* Data for this exercise *
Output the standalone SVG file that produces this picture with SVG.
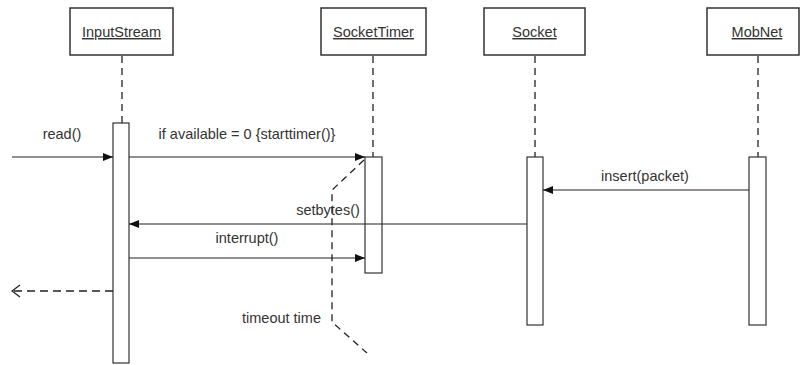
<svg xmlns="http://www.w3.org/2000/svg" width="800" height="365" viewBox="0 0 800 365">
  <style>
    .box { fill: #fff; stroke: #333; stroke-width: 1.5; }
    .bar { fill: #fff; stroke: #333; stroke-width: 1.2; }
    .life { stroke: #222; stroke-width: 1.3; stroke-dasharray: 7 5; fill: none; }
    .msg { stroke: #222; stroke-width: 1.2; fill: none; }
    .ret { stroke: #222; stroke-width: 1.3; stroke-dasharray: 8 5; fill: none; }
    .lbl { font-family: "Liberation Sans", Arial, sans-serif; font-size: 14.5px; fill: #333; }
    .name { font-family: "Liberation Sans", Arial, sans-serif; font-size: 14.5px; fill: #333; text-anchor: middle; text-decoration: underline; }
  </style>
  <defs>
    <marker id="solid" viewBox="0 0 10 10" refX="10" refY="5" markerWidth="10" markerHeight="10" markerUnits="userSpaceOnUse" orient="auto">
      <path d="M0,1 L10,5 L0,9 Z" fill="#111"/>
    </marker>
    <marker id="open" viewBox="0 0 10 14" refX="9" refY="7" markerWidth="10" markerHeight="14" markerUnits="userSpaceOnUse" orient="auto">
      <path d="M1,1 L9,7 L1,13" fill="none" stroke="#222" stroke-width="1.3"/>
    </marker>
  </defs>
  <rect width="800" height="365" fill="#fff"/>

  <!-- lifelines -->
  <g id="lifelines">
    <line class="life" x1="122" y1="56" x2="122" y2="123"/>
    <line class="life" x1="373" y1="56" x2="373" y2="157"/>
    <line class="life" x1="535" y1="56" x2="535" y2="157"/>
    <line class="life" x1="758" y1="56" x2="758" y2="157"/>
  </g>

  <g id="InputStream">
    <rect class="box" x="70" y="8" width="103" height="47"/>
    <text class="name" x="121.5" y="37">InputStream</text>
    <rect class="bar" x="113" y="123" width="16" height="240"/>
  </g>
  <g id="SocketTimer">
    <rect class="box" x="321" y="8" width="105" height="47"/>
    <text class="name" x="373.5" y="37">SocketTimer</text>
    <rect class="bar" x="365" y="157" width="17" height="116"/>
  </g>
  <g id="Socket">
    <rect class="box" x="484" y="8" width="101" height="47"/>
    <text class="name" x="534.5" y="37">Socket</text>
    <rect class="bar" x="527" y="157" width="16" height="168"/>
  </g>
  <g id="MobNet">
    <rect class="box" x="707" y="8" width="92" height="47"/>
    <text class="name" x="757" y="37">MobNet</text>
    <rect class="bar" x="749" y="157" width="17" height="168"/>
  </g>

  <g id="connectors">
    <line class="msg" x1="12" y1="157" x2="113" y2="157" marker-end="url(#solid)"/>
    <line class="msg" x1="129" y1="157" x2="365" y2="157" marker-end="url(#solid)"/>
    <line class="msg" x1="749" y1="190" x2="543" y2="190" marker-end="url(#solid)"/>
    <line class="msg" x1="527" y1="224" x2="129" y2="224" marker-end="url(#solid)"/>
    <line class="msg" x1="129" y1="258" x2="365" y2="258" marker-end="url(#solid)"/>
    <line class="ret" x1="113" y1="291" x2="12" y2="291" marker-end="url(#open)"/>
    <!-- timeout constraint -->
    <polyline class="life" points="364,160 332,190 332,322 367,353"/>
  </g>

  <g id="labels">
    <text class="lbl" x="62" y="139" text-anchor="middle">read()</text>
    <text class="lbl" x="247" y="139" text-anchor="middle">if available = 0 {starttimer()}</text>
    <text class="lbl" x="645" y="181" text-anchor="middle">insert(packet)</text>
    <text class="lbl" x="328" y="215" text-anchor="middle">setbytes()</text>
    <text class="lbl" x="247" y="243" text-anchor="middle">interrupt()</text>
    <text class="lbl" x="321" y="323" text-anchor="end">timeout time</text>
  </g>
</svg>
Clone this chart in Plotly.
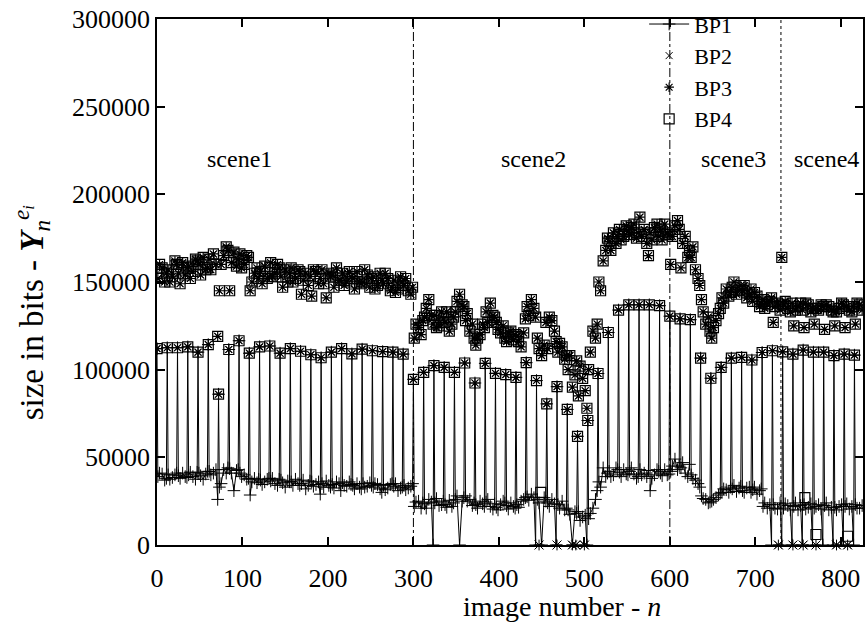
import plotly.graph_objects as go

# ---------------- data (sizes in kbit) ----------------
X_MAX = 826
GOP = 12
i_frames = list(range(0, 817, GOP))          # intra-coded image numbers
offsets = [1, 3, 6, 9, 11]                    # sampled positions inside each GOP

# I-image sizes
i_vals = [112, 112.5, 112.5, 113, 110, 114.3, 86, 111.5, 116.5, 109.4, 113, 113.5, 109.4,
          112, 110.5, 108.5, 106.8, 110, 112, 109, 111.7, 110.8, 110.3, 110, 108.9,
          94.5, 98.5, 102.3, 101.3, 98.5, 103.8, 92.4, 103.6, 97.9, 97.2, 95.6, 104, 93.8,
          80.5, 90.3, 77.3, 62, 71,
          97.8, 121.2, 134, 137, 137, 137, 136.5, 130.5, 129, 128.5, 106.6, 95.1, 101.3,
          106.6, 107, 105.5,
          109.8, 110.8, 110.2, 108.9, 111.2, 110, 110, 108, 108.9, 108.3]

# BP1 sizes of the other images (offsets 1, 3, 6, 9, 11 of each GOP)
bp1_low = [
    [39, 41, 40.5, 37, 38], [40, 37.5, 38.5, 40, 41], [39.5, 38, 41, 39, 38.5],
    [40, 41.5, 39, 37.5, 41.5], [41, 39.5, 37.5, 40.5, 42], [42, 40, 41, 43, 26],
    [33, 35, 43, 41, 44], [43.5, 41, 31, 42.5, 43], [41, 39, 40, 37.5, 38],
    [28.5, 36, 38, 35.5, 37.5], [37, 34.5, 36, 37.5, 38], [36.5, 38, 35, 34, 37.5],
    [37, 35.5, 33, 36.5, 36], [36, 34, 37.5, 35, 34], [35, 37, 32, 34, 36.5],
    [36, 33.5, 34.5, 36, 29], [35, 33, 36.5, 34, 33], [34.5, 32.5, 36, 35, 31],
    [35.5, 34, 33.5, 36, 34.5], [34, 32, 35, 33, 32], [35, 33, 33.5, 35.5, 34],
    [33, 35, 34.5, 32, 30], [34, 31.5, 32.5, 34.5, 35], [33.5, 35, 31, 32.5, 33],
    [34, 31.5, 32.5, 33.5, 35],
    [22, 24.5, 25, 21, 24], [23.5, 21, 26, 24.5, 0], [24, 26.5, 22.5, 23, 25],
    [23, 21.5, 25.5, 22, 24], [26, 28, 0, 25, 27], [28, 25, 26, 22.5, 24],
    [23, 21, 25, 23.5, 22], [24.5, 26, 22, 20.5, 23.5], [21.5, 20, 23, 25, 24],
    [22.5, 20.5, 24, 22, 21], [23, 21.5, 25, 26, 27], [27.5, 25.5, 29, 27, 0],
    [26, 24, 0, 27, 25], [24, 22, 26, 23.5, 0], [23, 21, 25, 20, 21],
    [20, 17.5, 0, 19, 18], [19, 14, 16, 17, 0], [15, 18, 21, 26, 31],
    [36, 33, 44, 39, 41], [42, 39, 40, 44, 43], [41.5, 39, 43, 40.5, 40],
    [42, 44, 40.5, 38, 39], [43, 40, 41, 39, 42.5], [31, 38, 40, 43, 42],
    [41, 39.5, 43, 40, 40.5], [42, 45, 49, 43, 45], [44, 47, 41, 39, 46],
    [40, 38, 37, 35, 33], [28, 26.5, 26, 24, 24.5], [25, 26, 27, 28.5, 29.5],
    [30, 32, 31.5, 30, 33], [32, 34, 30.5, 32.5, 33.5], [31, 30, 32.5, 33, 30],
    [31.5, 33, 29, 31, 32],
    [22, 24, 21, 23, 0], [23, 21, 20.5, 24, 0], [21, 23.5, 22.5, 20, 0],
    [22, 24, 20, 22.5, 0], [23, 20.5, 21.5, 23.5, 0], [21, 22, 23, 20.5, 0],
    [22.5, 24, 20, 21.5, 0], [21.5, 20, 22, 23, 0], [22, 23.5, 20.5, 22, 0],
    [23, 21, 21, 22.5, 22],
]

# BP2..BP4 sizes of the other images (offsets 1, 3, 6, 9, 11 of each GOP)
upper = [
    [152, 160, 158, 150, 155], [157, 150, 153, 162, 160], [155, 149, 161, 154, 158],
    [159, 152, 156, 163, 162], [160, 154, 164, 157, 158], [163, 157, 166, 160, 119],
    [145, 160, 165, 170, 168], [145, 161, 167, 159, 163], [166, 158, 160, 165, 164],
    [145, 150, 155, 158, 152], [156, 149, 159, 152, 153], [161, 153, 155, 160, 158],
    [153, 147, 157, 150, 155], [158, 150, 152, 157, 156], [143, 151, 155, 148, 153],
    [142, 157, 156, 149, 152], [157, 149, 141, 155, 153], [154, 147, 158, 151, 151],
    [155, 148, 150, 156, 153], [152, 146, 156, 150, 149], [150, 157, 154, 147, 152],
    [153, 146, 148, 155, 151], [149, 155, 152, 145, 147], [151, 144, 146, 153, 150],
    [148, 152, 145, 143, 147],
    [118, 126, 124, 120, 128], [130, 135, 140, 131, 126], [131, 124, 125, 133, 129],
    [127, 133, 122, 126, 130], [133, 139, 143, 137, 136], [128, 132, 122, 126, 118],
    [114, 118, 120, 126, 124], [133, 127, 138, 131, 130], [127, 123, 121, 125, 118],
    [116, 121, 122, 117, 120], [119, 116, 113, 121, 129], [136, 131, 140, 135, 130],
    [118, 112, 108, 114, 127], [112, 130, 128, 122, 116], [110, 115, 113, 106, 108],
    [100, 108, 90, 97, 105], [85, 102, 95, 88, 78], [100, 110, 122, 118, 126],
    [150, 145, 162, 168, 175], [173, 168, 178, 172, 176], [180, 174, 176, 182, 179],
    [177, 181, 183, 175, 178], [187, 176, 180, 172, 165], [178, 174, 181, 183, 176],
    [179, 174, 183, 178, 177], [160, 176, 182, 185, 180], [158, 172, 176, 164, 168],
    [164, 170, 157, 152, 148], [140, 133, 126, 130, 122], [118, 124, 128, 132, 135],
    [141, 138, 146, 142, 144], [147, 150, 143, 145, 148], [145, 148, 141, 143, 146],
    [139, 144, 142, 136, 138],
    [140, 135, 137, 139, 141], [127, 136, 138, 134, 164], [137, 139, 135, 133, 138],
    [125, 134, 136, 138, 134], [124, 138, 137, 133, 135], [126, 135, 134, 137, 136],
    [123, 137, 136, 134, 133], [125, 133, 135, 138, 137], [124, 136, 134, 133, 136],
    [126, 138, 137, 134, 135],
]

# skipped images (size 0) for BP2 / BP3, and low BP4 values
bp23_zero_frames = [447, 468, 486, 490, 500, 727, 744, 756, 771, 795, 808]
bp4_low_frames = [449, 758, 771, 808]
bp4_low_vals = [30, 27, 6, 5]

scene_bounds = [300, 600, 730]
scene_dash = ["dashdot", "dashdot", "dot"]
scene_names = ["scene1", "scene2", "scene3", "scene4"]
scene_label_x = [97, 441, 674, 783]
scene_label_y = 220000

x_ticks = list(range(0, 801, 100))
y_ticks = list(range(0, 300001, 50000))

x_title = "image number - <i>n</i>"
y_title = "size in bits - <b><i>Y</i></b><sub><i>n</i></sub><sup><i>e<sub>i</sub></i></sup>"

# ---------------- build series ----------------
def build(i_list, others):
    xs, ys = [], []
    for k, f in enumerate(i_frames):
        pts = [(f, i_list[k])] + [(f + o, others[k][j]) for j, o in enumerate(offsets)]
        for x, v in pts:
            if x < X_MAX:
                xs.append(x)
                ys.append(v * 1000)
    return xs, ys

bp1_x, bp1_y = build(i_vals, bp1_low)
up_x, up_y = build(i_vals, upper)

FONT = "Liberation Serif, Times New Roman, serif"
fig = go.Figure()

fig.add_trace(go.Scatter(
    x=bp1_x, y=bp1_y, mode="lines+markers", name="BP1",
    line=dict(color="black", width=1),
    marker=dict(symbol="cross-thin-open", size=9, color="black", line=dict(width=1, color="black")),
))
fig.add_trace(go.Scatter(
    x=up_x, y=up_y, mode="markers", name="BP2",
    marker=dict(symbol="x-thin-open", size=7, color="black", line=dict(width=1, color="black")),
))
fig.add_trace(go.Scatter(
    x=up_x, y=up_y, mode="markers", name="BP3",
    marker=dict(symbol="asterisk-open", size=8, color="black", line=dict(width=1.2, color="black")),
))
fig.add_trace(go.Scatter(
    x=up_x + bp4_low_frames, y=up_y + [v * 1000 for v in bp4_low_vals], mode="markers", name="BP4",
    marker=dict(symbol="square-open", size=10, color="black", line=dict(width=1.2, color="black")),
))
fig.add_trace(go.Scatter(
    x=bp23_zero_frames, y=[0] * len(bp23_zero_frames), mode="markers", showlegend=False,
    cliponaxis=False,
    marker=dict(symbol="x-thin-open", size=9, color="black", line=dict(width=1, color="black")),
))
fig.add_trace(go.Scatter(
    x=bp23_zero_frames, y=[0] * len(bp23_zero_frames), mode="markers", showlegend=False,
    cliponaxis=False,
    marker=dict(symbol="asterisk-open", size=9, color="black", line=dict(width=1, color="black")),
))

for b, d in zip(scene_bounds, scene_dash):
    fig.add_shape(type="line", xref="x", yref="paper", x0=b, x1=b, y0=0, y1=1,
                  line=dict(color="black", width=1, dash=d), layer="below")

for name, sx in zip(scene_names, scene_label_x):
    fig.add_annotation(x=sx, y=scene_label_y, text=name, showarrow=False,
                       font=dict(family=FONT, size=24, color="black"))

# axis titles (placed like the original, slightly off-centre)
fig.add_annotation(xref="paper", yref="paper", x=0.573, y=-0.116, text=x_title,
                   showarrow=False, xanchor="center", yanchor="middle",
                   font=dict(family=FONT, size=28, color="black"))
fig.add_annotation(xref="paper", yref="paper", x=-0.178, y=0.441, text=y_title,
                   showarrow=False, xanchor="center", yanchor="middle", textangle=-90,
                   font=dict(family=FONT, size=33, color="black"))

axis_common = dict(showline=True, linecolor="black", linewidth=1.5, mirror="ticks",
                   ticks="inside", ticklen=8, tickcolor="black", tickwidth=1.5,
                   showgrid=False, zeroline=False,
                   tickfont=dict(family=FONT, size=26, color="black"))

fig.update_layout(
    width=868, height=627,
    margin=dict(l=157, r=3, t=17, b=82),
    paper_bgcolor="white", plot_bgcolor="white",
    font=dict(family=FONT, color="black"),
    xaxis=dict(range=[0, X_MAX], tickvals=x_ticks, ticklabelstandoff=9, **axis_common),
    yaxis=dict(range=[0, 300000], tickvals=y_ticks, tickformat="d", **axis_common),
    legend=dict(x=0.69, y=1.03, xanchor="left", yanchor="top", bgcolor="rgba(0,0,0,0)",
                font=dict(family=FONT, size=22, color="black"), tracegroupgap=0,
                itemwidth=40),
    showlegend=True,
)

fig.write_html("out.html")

* Your instructions *
Word for word, restate the lines beginning with the one that has "Clone this chart in Plotly." and ending with the one that has "109.8, 110.8, 110.2, 108.9, 111.2, 110, 110, 108, 108.9, 108.3]". Keep both ends and skip any pictures.

* Full response *
Clone this chart in Plotly.
import plotly.graph_objects as go

# ---------------- data (sizes in kbit) ----------------
X_MAX = 826
GOP = 12
i_frames = list(range(0, 817, GOP))          # intra-coded image numbers
offsets = [1, 3, 6, 9, 11]                    # sampled positions inside each GOP

# I-image sizes
i_vals = [112, 112.5, 112.5, 113, 110, 114.3, 86, 111.5, 116.5, 109.4, 113, 113.5, 109.4,
          112, 110.5, 108.5, 106.8, 110, 112, 109, 111.7, 110.8, 110.3, 110, 108.9,
          94.5, 98.5, 102.3, 101.3, 98.5, 103.8, 92.4, 103.6, 97.9, 97.2, 95.6, 104, 93.8,
          80.5, 90.3, 77.3, 62, 71,
          97.8, 121.2, 134, 137, 137, 137, 136.5, 130.5, 129, 128.5, 106.6, 95.1, 101.3,
          106.6, 107, 105.5,
          109.8, 110.8, 110.2, 108.9, 111.2, 110, 110, 108, 108.9, 108.3]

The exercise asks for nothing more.